* **What this task involves**
Begin at the first line of the data and copy each line through the one containing "['0', '2.5', '5', '7.5', '10', '12.5', '15'];", that line included, with no pictures.

....

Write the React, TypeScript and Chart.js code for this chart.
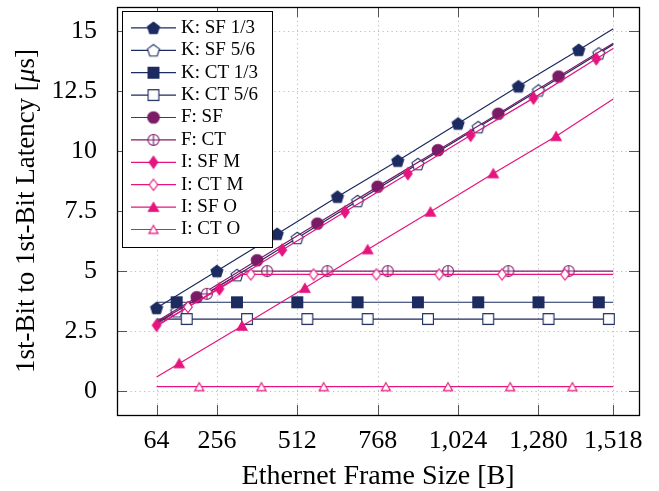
import React, { useEffect, useRef } from 'react';
import { Chart, registerables } from 'chart.js';
Chart.register(...registerables);

const FONT = '"Liberation Serif", "Times New Roman", serif';

const X_TICKS = [64, 256, 512, 768, 1024, 1280, 1518];
const Y_TICKS = [0, 2.5, 5, 7.5, 10, 12.5, 15];
const Y_TICK_LABELS = ['0', '2.5', '5', '7.5', '10', '12.5', '15'];

const X_TITLE = 'Ethernet Frame Size [B]';
const Y_TITLE_PARTS = ['1st-Bit to 1st-Bit Latency [', 'μ', 's]'];

const SERIES_LABELS = [
  'K: SF 1/3', 'K: SF 5/6', 'K: CT 1/3', 'K: CT 5/6', 'F: SF',
  'F: CT', 'I: SF M', 'I: CT M', 'I: SF O', 'I: CT O',
];

// K: SF 1/3
const K_SF13_X = [64, 256, 448, 640, 832, 1024, 1216, 1408, 1518];
const K_SF13_Y = [3.46, 5.0, 6.55, 8.1, 9.6, 11.15, 12.7, 14.22, 15.1];
const K_SF13_M = [1, 1, 1, 1, 1, 1, 1, 1, 0];
// K: SF 5/6
const K_SF56_X = [64, 128, 320, 512, 704, 896, 1088, 1280, 1472, 1518];
const K_SF56_Y = [2.8, 3.32, 4.83, 6.38, 7.92, 9.46, 11.0, 12.53, 14.07, 14.45];
const K_SF56_M = [0, 1, 1, 1, 1, 1, 1, 1, 1, 0];
// K: CT 1/3
const K_CT13_X = [64, 128, 320, 512, 704, 896, 1088, 1280, 1472, 1518];
const K_CT13_Y = [3.7, 3.7, 3.7, 3.7, 3.7, 3.7, 3.7, 3.7, 3.7, 3.7];
const K_CT13_M = [0, 1, 1, 1, 1, 1, 1, 1, 1, 0];
// K: CT 5/6
const K_CT56_X = [64, 160, 352, 544, 736, 928, 1120, 1312, 1504, 1518];
const K_CT56_Y = [3.0, 3.0, 3.0, 3.0, 3.0, 3.0, 3.0, 3.0, 3.0, 3.0];
const K_CT56_M = [0, 1, 1, 1, 1, 1, 1, 1, 1, 0];
// F: SF
const F_SF_X = [64, 192, 384, 576, 768, 960, 1152, 1344, 1518];
const F_SF_Y = [2.9, 3.91, 5.45, 6.98, 8.52, 10.04, 11.56, 13.11, 14.5];
const F_SF_M = [0, 1, 1, 1, 1, 1, 1, 1, 0];
// F: CT
const F_CT_X = [64, 224, 340, 416, 608, 800, 992, 1184, 1376, 1518];
const F_CT_Y = [2.85, 4.05, 5.0, 5.0, 5.0, 5.0, 5.0, 5.0, 5.0, 5.0];
const F_CT_M = [0, 1, 0, 1, 1, 1, 1, 1, 1, 0];
// I: SF M
const I_SFM_X = [64, 264, 464, 664, 864, 1064, 1264, 1464, 1518];
const I_SFM_Y = [2.74, 4.26, 5.88, 7.47, 9.06, 10.66, 12.21, 13.85, 14.28];
const I_SFM_M = [1, 1, 1, 1, 1, 1, 1, 1, 0];
// I: CT M
const I_CTM_X = [64, 164, 334, 364, 564, 764, 964, 1164, 1364, 1518];
const I_CTM_Y = [2.7, 3.5, 4.86, 4.86, 4.86, 4.86, 4.86, 4.86, 4.86, 4.86];
const I_CTM_M = [0, 1, 0, 1, 1, 1, 1, 1, 1, 0];
// I: SF O
const I_SFO_X = [64, 136, 336, 536, 736, 936, 1136, 1336, 1518];
const I_SFO_Y = [0.58, 1.15, 2.71, 4.29, 5.9, 7.47, 9.07, 10.62, 12.17];
const I_SFO_M = [0, 1, 1, 1, 1, 1, 1, 1, 0];
// I: CT O
const I_CTO_X = [64, 200, 398, 596, 794, 992, 1190, 1388, 1518];
const I_CTO_Y = [0.18, 0.18, 0.18, 0.18, 0.18, 0.18, 0.18, 0.18, 0.18];
const I_CTO_M = [0, 1, 1, 1, 1, 1, 1, 1, 0];

const SERIES_X = [K_SF13_X, K_SF56_X, K_CT13_X, K_CT56_X, F_SF_X, F_CT_X, I_SFM_X, I_CTM_X, I_SFO_X, I_CTO_X];
const SERIES_Y = [K_SF13_Y, K_SF56_Y, K_CT13_Y, K_CT56_Y, F_SF_Y, F_CT_Y, I_SFM_Y, I_CTM_Y, I_SFO_Y, I_CTO_Y];
const SERIES_M = [K_SF13_M, K_SF56_M, K_CT13_M, K_CT56_M, F_SF_M, F_CT_M, I_SFM_M, I_CTM_M, I_SFO_M, I_CTO_M];

const NAVY = '#1c2b60';
const PURPLE = '#7a1b66';
const PINK = '#e5147e';

type Style = { color: string; shape: string; filled: boolean };
const STYLES: Style[] = [
  { color: NAVY, shape: 'pentagon', filled: true },
  { color: NAVY, shape: 'pentagon', filled: false },
  { color: NAVY, shape: 'square', filled: true },
  { color: NAVY, shape: 'square', filled: false },
  { color: PURPLE, shape: 'circle', filled: true },
  { color: PURPLE, shape: 'oplus', filled: false },
  { color: PINK, shape: 'diamond', filled: true },
  { color: PINK, shape: 'diamond', filled: false },
  { color: PINK, shape: 'triangle', filled: true },
  { color: PINK, shape: 'triangle', filled: false },
];

function makeMarker(st: Style): HTMLCanvasElement {
  const c = document.createElement('canvas');
  c.width = 16;
  c.height = 16;
  const g = c.getContext('2d')!;
  const cx = 8, cy = 8;
  g.lineWidth = 1.1;
  g.strokeStyle = st.color;
  g.fillStyle = st.filled ? st.color : '#ffffff';
  g.beginPath();
  if (st.shape === 'pentagon') {
    const r = 6.3;
    for (let i = 0; i < 5; i++) {
      const a = -Math.PI / 2 + (i * 2 * Math.PI) / 5;
      const x = cx + r * Math.cos(a), y = cy + 0.6 + r * Math.sin(a);
      if (i === 0) g.moveTo(x, y); else g.lineTo(x, y);
    }
    g.closePath();
  } else if (st.shape === 'square') {
    g.rect(cx - 5.4, cy - 5.4, 10.8, 10.8);
  } else if (st.shape === 'circle') {
    g.arc(cx, cy, 5.8, 0, Math.PI * 2);
  } else if (st.shape === 'oplus') {
    g.arc(cx, cy, 5.5, 0, Math.PI * 2);
  } else if (st.shape === 'diamond') {
    const w = 4.3, h = st.filled ? 6 : 5.5;
    g.moveTo(cx, cy - h); g.lineTo(cx + w, cy); g.lineTo(cx, cy + h); g.lineTo(cx - w, cy);
    g.closePath();
  } else if (st.shape === 'triangle') {
    const r = st.filled ? 5.9 : 5.3;
    for (let i = 0; i < 3; i++) {
      const a = -Math.PI / 2 + (i * 2 * Math.PI) / 3;
      const x = cx + r * Math.cos(a), y = cy + 1.2 + r * Math.sin(a);
      if (i === 0) g.moveTo(x, y); else g.lineTo(x, y);
    }
    g.closePath();
  }
  g.fill();
  g.stroke();
  if (st.shape === 'oplus') {
    g.beginPath();
    g.moveTo(cx - 5.5, cy); g.lineTo(cx + 5.5, cy);
    g.moveTo(cx, cy - 5.5); g.lineTo(cx, cy + 5.5);
    g.stroke();
  }
  return c;
}

export default function App() {
  const ref = useRef<HTMLCanvasElement | null>(null);
  useEffect(() => {
    if (!ref.current) return;
    const markers = STYLES.map(makeMarker);

    const datasets = SERIES_LABELS.map((label, i) => ({
      label,
      data: SERIES_X[i].map((x, j) => ({ x, y: SERIES_Y[i][j] })),
      borderColor: STYLES[i].color,
      backgroundColor: STYLES[i].color,
      borderWidth: 1.2,
      pointStyle: markers[i] as any,
      pointRadius: SERIES_M[i].map((m) => (m ? 6 : 0)),
      pointHoverRadius: 0,
      tension: 0,
      order: SERIES_LABELS.length - i,
    }));

    const framePlugin = {
      id: 'frame',
      beforeDatasetsDraw(chart: any) {
        const { ctx, chartArea: a, scales } = chart;
        ctx.save();
        ctx.strokeStyle = '#bdbdbd';
        ctx.lineWidth = 1;
        ctx.setLineDash([1.2, 3.3]);
        X_TICKS.forEach((v) => {
          const px = Math.round(scales.x.getPixelForValue(v)) + 0.5;
          ctx.beginPath(); ctx.moveTo(px, a.top); ctx.lineTo(px, a.bottom); ctx.stroke();
        });
        Y_TICKS.forEach((v) => {
          const py = Math.round(scales.y.getPixelForValue(v)) + 0.5;
          ctx.beginPath(); ctx.moveTo(a.left, py); ctx.lineTo(a.right, py); ctx.stroke();
        });
        ctx.restore();
      },
      afterDatasetsDraw(chart: any) {
        const { ctx, chartArea: a, scales } = chart;
        ctx.save();
        ctx.strokeStyle = '#555555';
        ctx.lineWidth = 1;
        const tl = 10;
        X_TICKS.forEach((v) => {
          const px = Math.round(scales.x.getPixelForValue(v)) + 0.5;
          ctx.beginPath();
          ctx.moveTo(px, a.bottom); ctx.lineTo(px, a.bottom - tl);
          ctx.moveTo(px, a.top); ctx.lineTo(px, a.top + tl);
          ctx.stroke();
        });
        Y_TICKS.forEach((v) => {
          const py = Math.round(scales.y.getPixelForValue(v)) + 0.5;
          ctx.beginPath();
          ctx.moveTo(a.left, py); ctx.lineTo(a.left + tl, py);
          ctx.moveTo(a.right, py); ctx.lineTo(a.right - tl, py);
          ctx.stroke();
        });
        ctx.strokeStyle = '#000000';
        ctx.lineWidth = 1.3;
        ctx.strokeRect(Math.round(a.left) + 0.5, Math.round(a.top) + 0.5,
          Math.round(a.right - a.left), Math.round(a.bottom - a.top));

        // y-axis title with italic mu
        const upright = '27px ' + FONT;
        const italic = 'italic 27px ' + FONT;
        const fonts = [upright, italic, upright];
        const widths = Y_TITLE_PARTS.map((t, k) => { ctx.font = fonts[k]; return ctx.measureText(t).width; });
        const total = widths.reduce((s, w) => s + w, 0);
        ctx.save();
        ctx.translate(27, (a.top + a.bottom) / 2);
        ctx.rotate(-Math.PI / 2);
        ctx.fillStyle = '#000000';
        ctx.textBaseline = 'middle';
        ctx.textAlign = 'left';
        let tx = -total / 2;
        Y_TITLE_PARTS.forEach((t, k) => {
          ctx.font = fonts[k];
          ctx.fillText(t, tx, 0);
          tx += widths[k];
        });
        ctx.restore();

        // legend
        const bx = a.left + 5, by = a.top + 4, bw = 150, bh = 236;
        ctx.fillStyle = '#ffffff';
        ctx.fillRect(bx, by, bw, bh);
        ctx.strokeStyle = '#000000';
        ctx.lineWidth = 1;
        ctx.strokeRect(Math.round(bx) + 0.5, Math.round(by) + 0.5, bw, bh);
        ctx.font = '19px ' + FONT;
        ctx.textBaseline = 'middle';
        ctx.textAlign = 'left';
        SERIES_LABELS.forEach((lab, i) => {
          const y = by + 16.7 + 22.4 * i;
          ctx.strokeStyle = STYLES[i].color;
          ctx.lineWidth = 1.2;
          ctx.beginPath(); ctx.moveTo(bx + 9, y); ctx.lineTo(bx + 54, y); ctx.stroke();
          const m = markers[i];
          ctx.drawImage(m, bx + 31.5 - m.width / 2, y - m.height / 2);
          ctx.fillStyle = '#000000';
          ctx.fillText(lab, bx + 59, y);
        });
        ctx.restore();
      },
    };

    const chart = new Chart(ref.current, {
      type: 'line',
      data: { datasets: datasets as any },
      options: {
        animation: false,
        responsive: false,
        devicePixelRatio: 1,
        layout: { padding: { top: 6, right: 20, bottom: 0, left: 0 } },
        plugins: { legend: { display: false }, tooltip: { enabled: false } },
        events: [],
        scales: {
          x: {
            type: 'linear',
            min: -62,
            max: 1600,
            grid: { display: false },
            border: { display: false },
            afterBuildTicks: (s: any) => { s.ticks = X_TICKS.map((v) => ({ value: v })); },
            afterFit: (s: any) => { s.height = 76; s.paddingLeft = 0; s.paddingRight = 0; },
            ticks: {
              color: '#000',
              padding: 3,
              maxRotation: 0,
              autoSkip: false,
              font: { family: FONT, size: 26 },
              callback: (v: any) => Number(v).toLocaleString('en-US'),
            },
            title: {
              display: true,
              text: X_TITLE,
              color: '#000',
              font: { family: FONT, size: 28, lineHeight: 1 },
              padding: { top: 0, bottom: 0 },
            },
          },
          y: {
            type: 'linear',
            min: -1,
            max: 16,
            grid: { display: false },
            border: { display: false },
            afterBuildTicks: (s: any) => { s.ticks = Y_TICKS.map((v) => ({ value: v })); },
            afterFit: (s: any) => { s.width = 117; s.paddingTop = 0; s.paddingBottom = 0; },
            ticks: {
              color: '#000',
              padding: 12,
              autoSkip: false,
              font: { family: FONT, size: 26 },
              callback: (v: any) => {
                const k = Y_TICKS.indexOf(Number(v));
                return k >= 0 ? Y_TICK_LABELS[k] : '';
              },
            },
            title: { display: false },
          },
        },
      },
      plugins: [framePlugin],
    });
    return () => chart.destroy();
  }, []);

  return (
    <div style={{ position: 'fixed', left: 0, top: 0, width: 659, height: 491 }}>
      <canvas ref={ref} width={659} height={491} style={{ display: 'block' }} />
    </div>
  );
}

....

* **Solved problem**
Write the React, TypeScript and Chart.js code for this chart.
import React, { useEffect, useRef } from 'react';
import { Chart, registerables } from 'chart.js';
Chart.register(...registerables);

const FONT = '"Liberation Serif", "Times New Roman", serif';

const X_TICKS = [64, 256, 512, 768, 1024, 1280, 1518];
const Y_TICKS = [0, 2.5, 5, 7.5, 10, 12.5, 15];
const Y_TICK_LABELS = ['0', '2.5', '5', '7.5', '10', '12.5', '15'];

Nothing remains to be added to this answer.